Noam Chomsky n’est pas Timorais. Je n’ai pas dit Timorés, mais bien Timorais. Voilà : les habitants du pays de Pusillanimis sont les Timorés, ceux du Timor-Oriental, les Timorais. Leur pays, ancienne colonie du Portugal, a été envahi par l’Indonésie en 1975, appuyée par le gouvernement états-unien dans le silence quasi total de la communauté internationale… Noam Chomsky est l’un des intellectuels occidentaux à avoir pris position contre ce scandale. Construit à partir des notes prises pour ses conférences présentées en janvier 1995 lors de son passage en Australie à l’invite de l’Association d’aide au Timor-Oriental, Le pouvoir mis à nu, outre le fait qu’il permet de se faire une tête sur la question, propose un voyage au cœur du pragmatisme humaniste politique et philosophique du linguiste.
On se demandera : mais quelle idée saugrenue a-t-il bien pu lui passer par la tête pour se porter à la défense de quelques hurluberlus perdus à l’autre bout de la planète ? N’a-t-on pas ici notre lot de misères et d’horreurs ? Croyez-le ou non, notre homme jure que la responsabilité de l’écrivain et de l’intellectuel, « est de s’efforcer de dire la vérité sur des sujets qui importent sur le plan humain à un public qui est en mesure d’agir en conséquence »!!! Cette pensée a l’heur de froisser quelques susceptibilités. C’est que la propagation du virus de la lâcheté atteint aujourd’hui des proportions alarmantes (les statistiques du Québec à elles seules font frémir).

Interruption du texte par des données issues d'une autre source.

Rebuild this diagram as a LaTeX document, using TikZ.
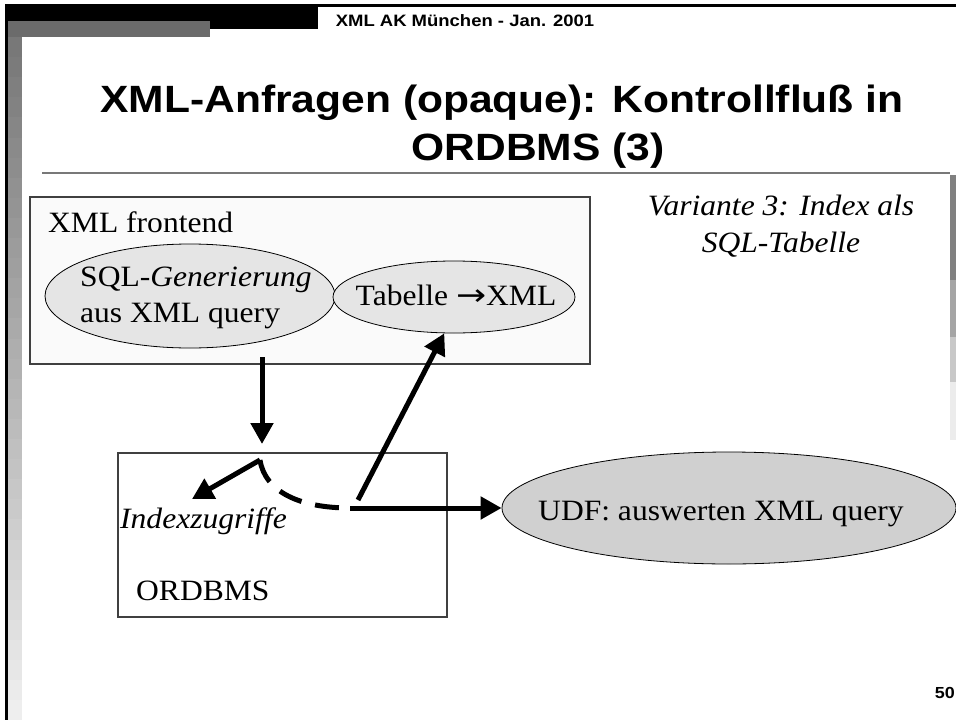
\documentclass[tikz,border=0pt]{standalone}
\usepackage{fontspec}
\setmainfont[FakeStretch=1.07]{Liberation Serif}
\newfontfamily\hdfont[FakeStretch=1.12]{Liberation Sans}
\newfontfamily\arrfont[FakeStretch=1.2]{DejaVu Sans}
\usetikzlibrary{arrows.meta,shapes.geometric}
\definecolor{ellA}{RGB}{229,229,229}
\definecolor{ellB}{RGB}{208,208,208}
\definecolor{boxfill}{RGB}{250,250,250}
\definecolor{framec}{RGB}{64,64,64}
\definecolor{barA}{RGB}{107,107,107}
\definecolor{ruleC}{RGB}{120,120,120}
\definecolor{rb1}{RGB}{128,128,128}
\definecolor{rb2}{RGB}{165,165,165}
\definecolor{rb3}{RGB}{200,200,200}
\definecolor{rb4}{RGB}{236,236,236}
\begin{document}
\begin{tikzpicture}[x=1pt,y=-1pt,
  serif/.style={font=\fontsize{29.5}{34}\selectfont, inner sep=0pt},
  serifit/.style={font=\fontsize{29.5}{34}\selectfont\itshape, inner sep=0pt},
  boxst/.style={draw=framec, line width=1.3pt, rectangle, inner sep=0pt},
  ellst/.style={draw=black, line width=0.8pt, ellipse, inner sep=0pt},
  arr/.style={line width=5pt, -{Triangle[length=21pt,width=22pt]}},
  dsh/.style={line width=5pt, dash pattern=on 24pt off 14pt}
]
\useasboundingbox (0,0) rectangle (956,720);
\fill[white] (0,0) rectangle (956,720);
% slide frame
\fill[black] (5,5) rectangle (318,29);
\fill[black] (5,4) rectangle (956,6.5);
\fill[black] (5,5) rectangle (8,720);
\fill[barA] (8,21) rectangle (210,37);
\foreach \i in {0,...,33}{
  \pgfmathsetmacro{\ya}{37+\i*20.1}
  \pgfmathsetmacro{\yb}{37+(\i+1)*20.1+0.5}
  \pgfmathtruncatemacro{\gv}{120+\i*3.6}
  \definecolor{stepc}{RGB}{\gv,\gv,\gv}
  \fill[stepc] (8,\ya) rectangle (22,\yb);
}
\fill[rb1] (950,175) rectangle (956,280);
\fill[rb2] (950,280) rectangle (956,337);
\fill[rb3] (950,337) rectangle (956,382);
\fill[rb4] (950,382) rectangle (956,440);
\draw[ruleC, line width=1.3pt] (42,173) -- (950,173);
% header and title
\node[anchor=base, inner sep=0pt, font=\hdfont\bfseries\fontsize{16.5}{19}\selectfont] (hdr) at (465,27) {XML AK München - Jan. 2001};
\node[anchor=base, inner sep=0pt, font=\hdfont\bfseries\fontsize{38}{44}\selectfont] (t1) at (502,112) {XML-Anfragen (opaque): Kontrollfluß in};
\node[anchor=base, inner sep=0pt, font=\hdfont\bfseries\fontsize{38}{44}\selectfont] (t2) at (538,160) {ORDBMS (3)};
\node[anchor=base east, inner sep=0pt, font=\hdfont\bfseries\fontsize{16}{19}\selectfont] (pg) at (955,698) {50};
% frontend box
\node[boxst, fill=boxfill, minimum width=560pt, minimum height=167pt] (fe) at (310,280.5) {};
\node[serif, anchor=base west] (fetxt) at (48,232) {XML frontend};
\node[ellst, fill=ellA, minimum width=290pt, minimum height=104pt] (gen) at (190,296) {};
\node[serif, anchor=base west] (gen1) at (80,286) {SQL-\textit{Generierung}};
\node[serif, anchor=base west] (gen2) at (80,322) {aus XML query};
\node[ellst, fill=ellA, minimum width=242pt, minimum height=72pt] (tab) at (454,297) {};
\node[serif, anchor=base] (tabtxt) at (456,305) {Tabelle {\arrfont\fontsize{30}{34}\selectfont →}XML};
% variant text
\node[serifit, anchor=base] (var1) at (781,215) {Variante 3: Index als};
\node[serifit, anchor=base] (var2) at (781,252) {SQL-Tabelle};
% ORDBMS box
\node[boxst, fill=white, minimum width=329pt, minimum height=164pt] (db) at (282.5,535) {};
\node[serifit, anchor=base west] (idx) at (120,528) {Indexzugriffe};
\node[serif, anchor=base west] (dbtxt) at (136,600) {ORDBMS};
% UDF
\node[ellst, fill=ellB, minimum width=454pt, minimum height=112pt] (udf) at (729,508) {};
\node[serif, anchor=base] (udftxt) at (721,520) {UDF: auswerten XML query};
% connectors
\coordinate (downstart) at (262,357);
\coordinate (downend) at (262,444);
\coordinate (split) at (260,460);
\coordinate (idxin) at (192,499);
\coordinate (joint) at (350,508);
\coordinate (upstart) at (358,500);
\draw[arr] (downstart) -- (downend);
\draw[arr] (split) -- (idxin);
\draw[dsh] (split) .. controls (265,492) and (300,508) .. (joint);
\draw[arr] (joint) -- (udf.west);
\draw[arr] (upstart) -- (tab.255);
\end{tikzpicture}
\end{document}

La question est de taille : que faire face à la barbare tyrannie du marché exercée par des dirigeants sans scrupules dans le mépris absolu des droits de la personne et de l’environnement ? Que faire devant des magnats aux politiques obscènes qui protègent la propriété privée des ploutocraties mondiales en contrôlant les banques, les territoires, les industries, l’éducation, la santé et la presse ? Que faire ? Prendre ses responsabilités, c’est-à-dire prendre la parole, partout, toujours, en toutes circonstances, qu’elles soient privées ou publiques. Car la parole s’inscrit dans l’histoire ; elle n’est pas une prémisse à l’action, elle est déjà l’action, elle est ce qui la porte, lui assure dignité. Dire et agir en vue de la paix et du mieux-être, voilà déjà un pas gigantesque. Les exemples ne manquent pas. D’ailleurs, Noam Chomsky ne reprend-il pas la tâche de quelques illustres prédécesseurs, tout aussi attachés que lui aux Lumières : Bertrand Russel, John Dewey, Eduardo Galeano, José Ramos-Horta et d’autres ? Le spécialiste de la langue fait peur pour une raison simple : il dit la vérité avec une ironie et un panache inégalables. Après les récents scandales d’Enron, de Merk, de Worldcom – mais nous savons qu’il ne s’agit là que de la pointe de l’iceberg -, qui pourrait récuser la « criminalité d’entreprise », qui pourrait ne pas se rendre compte à quel point les sommets économiques ne constituent qu’une mascarade organisée pour détourner l’opinion publique de la vraie guerre (celle des marchés), renforcer l’esclavage et légitimer les génocides (sida, Ebola, malnutrition volontairement maintenue, contrôle des médicaments, guerre au soi-disant terroristes et trafiquants de drogue, etc.) ? C’est pourquoi, de par son discours, mais aussi de par la position qu’il occupe, Noam Chomsky publie des ouvrages que nous nous devons de lire.